One method that could be employed to reduce this bias would be to require owners to disclose some measure of the energy efficiency of the rental unit, just as the fuel efficiency is shown on new cars, but still require the renter to bear the full cost of utilities. This would allow the renter to put a value on the energy efficiency of the unit, and the owner would thus have incentive to make investments to improve efficiency so as to make the unit more attractive to potential tenants. The efficiency measure could be done by the utility company, or perhaps more elegantly, by taking a long-run average of past utility costs, something already publicly available in some states.
Another method along the same lines, but providing greater incentive for owners to make investments, would be to have owners pay a percent of the long-run average of past utility costs, and the renter pays the balance. Under this system, both renters and owners have strong incentive to conserve.
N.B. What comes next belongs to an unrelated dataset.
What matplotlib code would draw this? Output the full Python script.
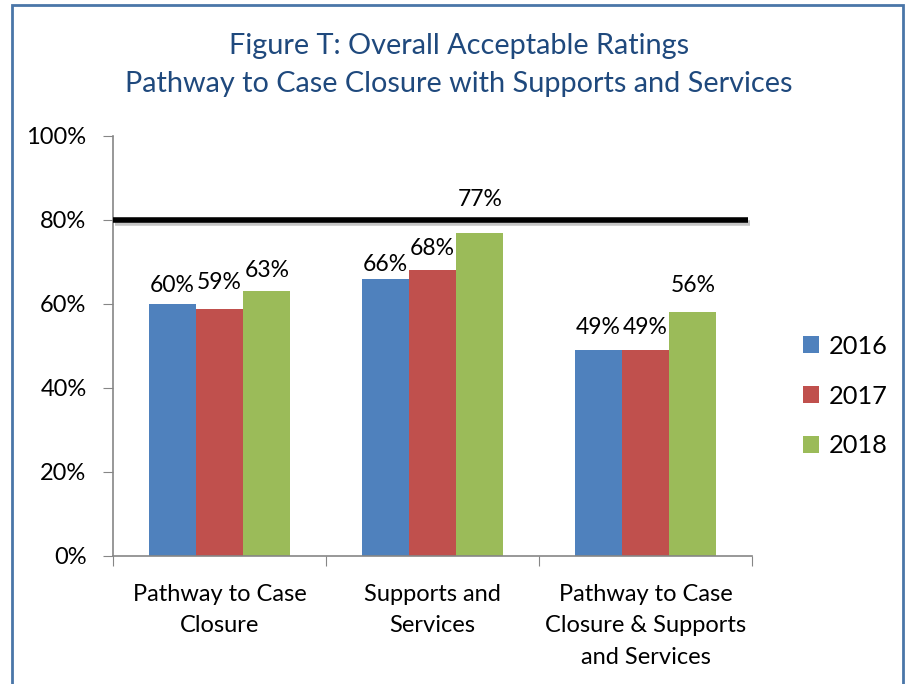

Ultimately, there are many market mechanisms which can increase efficiency in energy consumption. Many can also speed technologies already in transition; for example, charging a gas tax proportional to the weight of the vehicle would amplify the existing costs of owning a larger vehicle, precipitating the transition from SUVs to hybrids. The difficulty with all these mechanisms, as we saw in the rental markets is that there is rarely a perfect system, and often transaction costs become prohibitive. Fortunately, technology is making many mechanisms cheaper and easier than we ever thought possible, putting our reveries within practical reach.